>> Begin DATASET RECORDS

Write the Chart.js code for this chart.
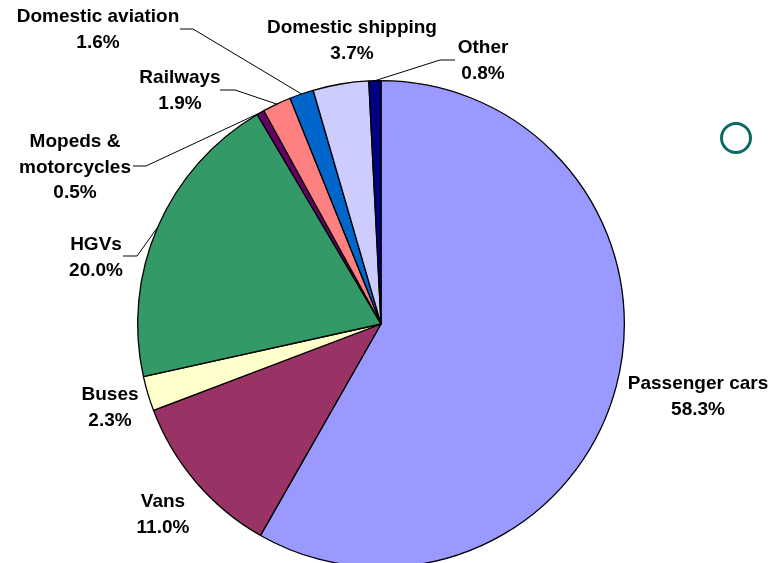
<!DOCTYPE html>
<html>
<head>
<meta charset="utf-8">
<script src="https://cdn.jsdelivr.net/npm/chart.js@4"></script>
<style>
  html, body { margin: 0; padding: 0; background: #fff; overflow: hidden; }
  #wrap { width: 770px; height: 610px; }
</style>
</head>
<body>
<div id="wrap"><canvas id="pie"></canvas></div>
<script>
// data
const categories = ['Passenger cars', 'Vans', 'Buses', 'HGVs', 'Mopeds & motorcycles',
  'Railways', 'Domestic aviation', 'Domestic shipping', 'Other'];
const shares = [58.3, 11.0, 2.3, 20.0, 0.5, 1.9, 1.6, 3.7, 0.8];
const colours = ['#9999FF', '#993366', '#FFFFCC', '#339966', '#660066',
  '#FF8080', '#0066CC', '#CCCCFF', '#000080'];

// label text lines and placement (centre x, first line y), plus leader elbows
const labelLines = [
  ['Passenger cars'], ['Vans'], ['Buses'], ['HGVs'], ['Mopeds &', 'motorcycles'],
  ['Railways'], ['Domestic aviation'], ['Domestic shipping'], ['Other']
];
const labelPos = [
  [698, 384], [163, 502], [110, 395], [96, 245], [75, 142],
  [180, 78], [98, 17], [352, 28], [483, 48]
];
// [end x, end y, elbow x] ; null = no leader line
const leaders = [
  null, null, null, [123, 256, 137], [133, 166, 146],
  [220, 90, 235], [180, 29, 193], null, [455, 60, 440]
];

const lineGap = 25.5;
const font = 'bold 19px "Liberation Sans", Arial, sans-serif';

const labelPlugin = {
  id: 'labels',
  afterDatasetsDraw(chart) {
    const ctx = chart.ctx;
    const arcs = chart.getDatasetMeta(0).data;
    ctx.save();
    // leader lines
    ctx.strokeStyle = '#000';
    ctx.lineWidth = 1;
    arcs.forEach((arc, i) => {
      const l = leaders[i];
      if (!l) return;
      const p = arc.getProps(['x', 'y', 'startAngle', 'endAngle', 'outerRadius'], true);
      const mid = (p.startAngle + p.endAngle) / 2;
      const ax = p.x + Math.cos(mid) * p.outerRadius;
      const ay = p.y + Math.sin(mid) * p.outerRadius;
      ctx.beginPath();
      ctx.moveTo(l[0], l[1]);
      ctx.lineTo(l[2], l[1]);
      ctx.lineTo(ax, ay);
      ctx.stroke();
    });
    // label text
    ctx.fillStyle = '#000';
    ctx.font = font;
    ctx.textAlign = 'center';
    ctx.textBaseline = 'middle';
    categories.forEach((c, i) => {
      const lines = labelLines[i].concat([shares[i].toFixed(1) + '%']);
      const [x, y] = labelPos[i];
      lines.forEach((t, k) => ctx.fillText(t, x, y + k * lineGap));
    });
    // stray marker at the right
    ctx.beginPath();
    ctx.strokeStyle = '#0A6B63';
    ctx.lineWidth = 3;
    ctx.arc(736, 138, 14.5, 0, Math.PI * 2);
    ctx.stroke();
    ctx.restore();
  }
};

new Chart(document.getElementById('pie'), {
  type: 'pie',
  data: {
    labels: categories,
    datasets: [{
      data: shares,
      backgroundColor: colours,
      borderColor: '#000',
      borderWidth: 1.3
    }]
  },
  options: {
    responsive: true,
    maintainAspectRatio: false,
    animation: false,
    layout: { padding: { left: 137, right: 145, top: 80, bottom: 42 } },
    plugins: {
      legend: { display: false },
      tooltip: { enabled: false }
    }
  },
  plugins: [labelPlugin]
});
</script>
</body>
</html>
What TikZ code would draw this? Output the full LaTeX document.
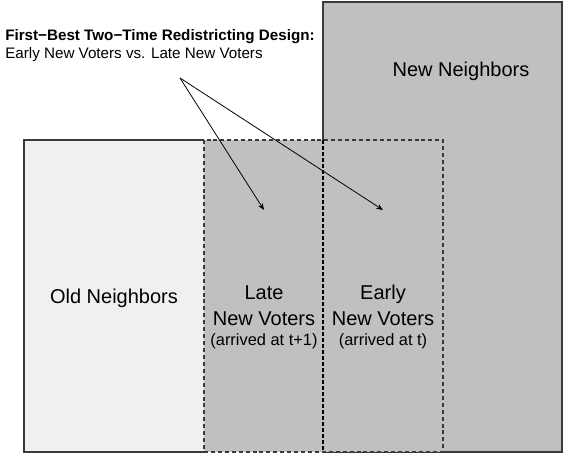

>> End DATASET RECORDS

EXERCISE REQUIREMENTS:
Using the records above, output their complete text exactly, minus any images.

REPLY:
Write the Chart.js code for this chart.
<!DOCTYPE html>
<html>
<head>
<meta charset="utf-8">
<script src="https://cdn.jsdelivr.net/npm/chart.js@4"></script>
<style>
  html, body { margin: 0; padding: 0; background: #fff; overflow: hidden; }
  #wrap { width: 770px; height: 610px; }
</style>
</head>
<body>
<div id="wrap"><canvas id="pie"></canvas></div>
<script>
// data
const categories = ['Passenger cars', 'Vans', 'Buses', 'HGVs', 'Mopeds & motorcycles',
  'Railways', 'Domestic aviation', 'Domestic shipping', 'Other'];
const shares = [58.3, 11.0, 2.3, 20.0, 0.5, 1.9, 1.6, 3.7, 0.8];
const colours = ['#9999FF', '#993366', '#FFFFCC', '#339966', '#660066',
  '#FF8080', '#0066CC', '#CCCCFF', '#000080'];

// label text lines and placement (centre x, first line y), plus leader elbows
const labelLines = [
  ['Passenger cars'], ['Vans'], ['Buses'], ['HGVs'], ['Mopeds &', 'motorcycles'],
  ['Railways'], ['Domestic aviation'], ['Domestic shipping'], ['Other']
];
const labelPos = [
  [698, 384], [163, 502], [110, 395], [96, 245], [75, 142],
  [180, 78], [98, 17], [352, 28], [483, 48]
];
// [end x, end y, elbow x] ; null = no leader line
const leaders = [
  null, null, null, [123, 256, 137], [133, 166, 146],
  [220, 90, 235], [180, 29, 193], null, [455, 60, 440]
];

const lineGap = 25.5;
const font = 'bold 19px "Liberation Sans", Arial, sans-serif';

const labelPlugin = {
  id: 'labels',
  afterDatasetsDraw(chart) {
    const ctx = chart.ctx;
    const arcs = chart.getDatasetMeta(0).data;
    ctx.save();
    // leader lines
    ctx.strokeStyle = '#000';
    ctx.lineWidth = 1;
    arcs.forEach((arc, i) => {
      const l = leaders[i];
      if (!l) return;
      const p = arc.getProps(['x', 'y', 'startAngle', 'endAngle', 'outerRadius'], true);
      const mid = (p.startAngle + p.endAngle) / 2;
      const ax = p.x + Math.cos(mid) * p.outerRadius;
      const ay = p.y + Math.sin(mid) * p.outerRadius;
      ctx.beginPath();
      ctx.moveTo(l[0], l[1]);
      ctx.lineTo(l[2], l[1]);
      ctx.lineTo(ax, ay);
      ctx.stroke();
    });
    // label text
    ctx.fillStyle = '#000';
    ctx.font = font;
    ctx.textAlign = 'center';
    ctx.textBaseline = 'middle';
    categories.forEach((c, i) => {
      const lines = labelLines[i].concat([shares[i].toFixed(1) + '%']);
      const [x, y] = labelPos[i];
      lines.forEach((t, k) => ctx.fillText(t, x, y + k * lineGap));
    });
    // stray marker at the right
    ctx.beginPath();
    ctx.strokeStyle = '#0A6B63';
    ctx.lineWidth = 3;
    ctx.arc(736, 138, 14.5, 0, Math.PI * 2);
    ctx.stroke();
    ctx.restore();
  }
};

new Chart(document.getElementById('pie'), {
  type: 'pie',
  data: {
    labels: categories,
    datasets: [{
      data: shares,
      backgroundColor: colours,
      borderColor: '#000',
      borderWidth: 1.3
    }]
  },
  options: {
    responsive: true,
    maintainAspectRatio: false,
    animation: false,
    layout: { padding: { left: 137, right: 145, top: 80, bottom: 42 } },
    plugins: {
      legend: { display: false },
      tooltip: { enabled: false }
    }
  },
  plugins: [labelPlugin]
});
</script>
</body>
</html>
What TikZ code would draw this? Output the full LaTeX document.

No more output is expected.